Butt-calls aren’t private if someone listens on the other end, court finds
SAN FRANCISCO — Your butt-call might have been inadvertent, but that doesn’t mean you can expect privacy when someone listens on the other end.
A Cincinnati federal appeals court has ruled in favor of a woman who took advantage of an accidental phone call to listen in on conversations between two of her bosses for 91 minutes. Carol Spaw listened to the entire call, taking written notes and even recording the last few minutes of audio with a nearby iPhone.
Accidentally dialing a number from a phone in a pocket, or a butt-dial, is preventable, the court said. So caller James Huff had no expectation of privacy. Huff admitted knowing there was a risk of pocket dialing, and said he had made similar calls in the past.

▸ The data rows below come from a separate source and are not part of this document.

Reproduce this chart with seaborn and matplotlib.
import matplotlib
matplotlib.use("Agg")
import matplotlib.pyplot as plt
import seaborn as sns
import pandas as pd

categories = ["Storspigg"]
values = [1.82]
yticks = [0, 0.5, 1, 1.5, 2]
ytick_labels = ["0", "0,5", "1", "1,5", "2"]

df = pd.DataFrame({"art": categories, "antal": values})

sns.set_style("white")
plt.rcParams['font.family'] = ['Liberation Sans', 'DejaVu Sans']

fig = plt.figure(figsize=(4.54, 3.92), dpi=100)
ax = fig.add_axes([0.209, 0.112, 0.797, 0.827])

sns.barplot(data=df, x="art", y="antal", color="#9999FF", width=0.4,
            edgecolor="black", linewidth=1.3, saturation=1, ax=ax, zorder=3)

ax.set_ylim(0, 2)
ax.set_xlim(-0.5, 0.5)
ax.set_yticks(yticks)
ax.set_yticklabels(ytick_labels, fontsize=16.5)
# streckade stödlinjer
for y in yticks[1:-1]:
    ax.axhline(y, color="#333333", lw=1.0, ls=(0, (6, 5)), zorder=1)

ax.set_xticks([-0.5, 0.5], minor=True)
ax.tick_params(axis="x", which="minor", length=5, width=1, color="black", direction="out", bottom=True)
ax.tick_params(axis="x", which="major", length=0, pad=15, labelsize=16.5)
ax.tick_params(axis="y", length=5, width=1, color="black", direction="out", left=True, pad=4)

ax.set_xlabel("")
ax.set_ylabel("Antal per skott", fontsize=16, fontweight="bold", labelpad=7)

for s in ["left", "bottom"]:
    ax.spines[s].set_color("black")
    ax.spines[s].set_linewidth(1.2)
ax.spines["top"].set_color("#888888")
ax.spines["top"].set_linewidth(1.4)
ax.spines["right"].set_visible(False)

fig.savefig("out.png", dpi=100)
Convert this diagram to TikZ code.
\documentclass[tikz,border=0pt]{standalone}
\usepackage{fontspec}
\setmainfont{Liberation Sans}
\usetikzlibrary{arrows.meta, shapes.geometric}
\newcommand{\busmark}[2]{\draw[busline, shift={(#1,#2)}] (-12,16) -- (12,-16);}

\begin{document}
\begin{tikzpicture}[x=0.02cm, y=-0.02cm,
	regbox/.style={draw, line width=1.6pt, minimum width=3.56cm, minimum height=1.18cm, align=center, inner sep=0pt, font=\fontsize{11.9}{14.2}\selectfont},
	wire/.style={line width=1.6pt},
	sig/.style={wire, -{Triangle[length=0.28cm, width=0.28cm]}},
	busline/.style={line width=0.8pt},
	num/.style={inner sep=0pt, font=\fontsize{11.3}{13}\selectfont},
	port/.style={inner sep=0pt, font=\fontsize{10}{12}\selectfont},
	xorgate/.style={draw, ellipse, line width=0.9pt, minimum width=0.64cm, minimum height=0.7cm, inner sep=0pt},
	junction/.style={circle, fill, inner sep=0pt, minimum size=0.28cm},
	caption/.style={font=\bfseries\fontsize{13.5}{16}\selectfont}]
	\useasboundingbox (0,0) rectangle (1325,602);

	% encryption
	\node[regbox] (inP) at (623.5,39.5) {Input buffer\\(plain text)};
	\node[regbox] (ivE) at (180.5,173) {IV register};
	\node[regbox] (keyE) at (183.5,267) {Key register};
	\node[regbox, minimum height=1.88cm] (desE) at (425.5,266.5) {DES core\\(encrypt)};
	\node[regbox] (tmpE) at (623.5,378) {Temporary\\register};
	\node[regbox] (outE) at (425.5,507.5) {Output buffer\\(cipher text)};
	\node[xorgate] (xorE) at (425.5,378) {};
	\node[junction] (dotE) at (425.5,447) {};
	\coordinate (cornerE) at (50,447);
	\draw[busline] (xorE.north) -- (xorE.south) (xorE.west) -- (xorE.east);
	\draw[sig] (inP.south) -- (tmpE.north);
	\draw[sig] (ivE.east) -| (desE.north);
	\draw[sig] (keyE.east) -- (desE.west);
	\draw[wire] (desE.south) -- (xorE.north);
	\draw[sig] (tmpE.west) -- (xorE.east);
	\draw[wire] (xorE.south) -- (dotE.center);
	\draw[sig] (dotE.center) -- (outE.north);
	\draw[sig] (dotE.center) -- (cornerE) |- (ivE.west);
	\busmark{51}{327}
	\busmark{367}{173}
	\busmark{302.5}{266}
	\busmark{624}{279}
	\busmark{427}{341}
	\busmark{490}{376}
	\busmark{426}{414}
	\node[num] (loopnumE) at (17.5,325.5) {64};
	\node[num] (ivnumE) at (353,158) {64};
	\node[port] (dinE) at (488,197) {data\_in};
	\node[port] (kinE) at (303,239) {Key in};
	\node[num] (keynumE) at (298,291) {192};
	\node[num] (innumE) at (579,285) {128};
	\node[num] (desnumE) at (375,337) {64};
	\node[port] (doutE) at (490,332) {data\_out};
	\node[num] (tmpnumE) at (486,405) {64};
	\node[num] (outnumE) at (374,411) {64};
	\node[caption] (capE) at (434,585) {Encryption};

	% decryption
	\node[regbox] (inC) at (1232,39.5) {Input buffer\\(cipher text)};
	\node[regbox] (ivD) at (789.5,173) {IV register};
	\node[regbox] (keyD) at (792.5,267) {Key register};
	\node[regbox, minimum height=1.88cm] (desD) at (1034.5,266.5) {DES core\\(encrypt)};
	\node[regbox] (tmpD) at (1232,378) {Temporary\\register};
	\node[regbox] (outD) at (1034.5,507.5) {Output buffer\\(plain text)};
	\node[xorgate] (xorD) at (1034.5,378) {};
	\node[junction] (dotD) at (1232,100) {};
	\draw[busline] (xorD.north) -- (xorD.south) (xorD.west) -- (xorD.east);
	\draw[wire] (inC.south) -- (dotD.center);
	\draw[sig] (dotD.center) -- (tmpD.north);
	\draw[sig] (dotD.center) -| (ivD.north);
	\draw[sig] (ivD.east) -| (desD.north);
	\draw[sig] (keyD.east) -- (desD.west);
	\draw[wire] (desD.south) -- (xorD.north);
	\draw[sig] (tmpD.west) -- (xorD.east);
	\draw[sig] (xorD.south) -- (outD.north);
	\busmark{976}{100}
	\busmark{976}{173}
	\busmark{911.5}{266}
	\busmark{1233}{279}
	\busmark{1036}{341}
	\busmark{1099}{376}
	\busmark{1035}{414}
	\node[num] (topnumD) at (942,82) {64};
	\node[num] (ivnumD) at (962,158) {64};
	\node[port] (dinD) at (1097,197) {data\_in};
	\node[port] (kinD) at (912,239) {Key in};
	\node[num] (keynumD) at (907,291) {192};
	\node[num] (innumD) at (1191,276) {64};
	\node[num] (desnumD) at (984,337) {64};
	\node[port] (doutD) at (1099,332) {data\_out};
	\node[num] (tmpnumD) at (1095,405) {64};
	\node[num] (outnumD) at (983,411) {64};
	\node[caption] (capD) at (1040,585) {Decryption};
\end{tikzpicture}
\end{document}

The fateful call happened in 2013 when Huff and Larry Savage, two members of the Kenton County, Kentucky, Airport Board, were on a trip in Italy. Huff called Spaw, an assistant in Kentucky, to make a dinner reservation for him. He didn’t get through, and put the phone away. Then, without knowing it, Huff pocket-dialed Spaw again.
(The phone was in Huff’s breast pocket when it accidentally re-dialed Spaw, so technically there were no butts involved in this call.)
Spaw answered and shouted out a few “hello”s before realizing the two men were discussing possibly replacing Spaw’s direct boss, CEO Candace McGraw. Spaw said she suspected possible discrimination and that’s why she took notes.
Later in the call, Huff spoke to his wife. Spaw brought in a co-worker and the two listened to the call on speaker phone. Spaw later typed up her notes and shared them and the audio recording with other airport board members.
When James Huff and his wife found out, they filed a complaint against Spaw, accusing her of intercepting their communications and sharing them, violating the 1968 Wiretap Act.
“Exposure need not be deliberate and instead can be the inadvertent product of neglect,” Judge Danny Boggs says in the ruling, comparing a pocket-dial to a homeowner leaving their drapes open and still expecting passersby not to look inside.
In the decision, Boggs helpfully pointed out some of the ways to can prevent accidental calls, including locking a phone and using a passcode, or using a third party app like Smart Pocket Guard.
While the court doesn’t go into what happened at the corporation, a local newspaper reported that Huff and Savage resigned from their positions on the Kenton County Airport Board after revelations that airport board members had spent nearly $250,000 on lavish food and travel over the previous three years.
Candice McGraw still has her position as CEO.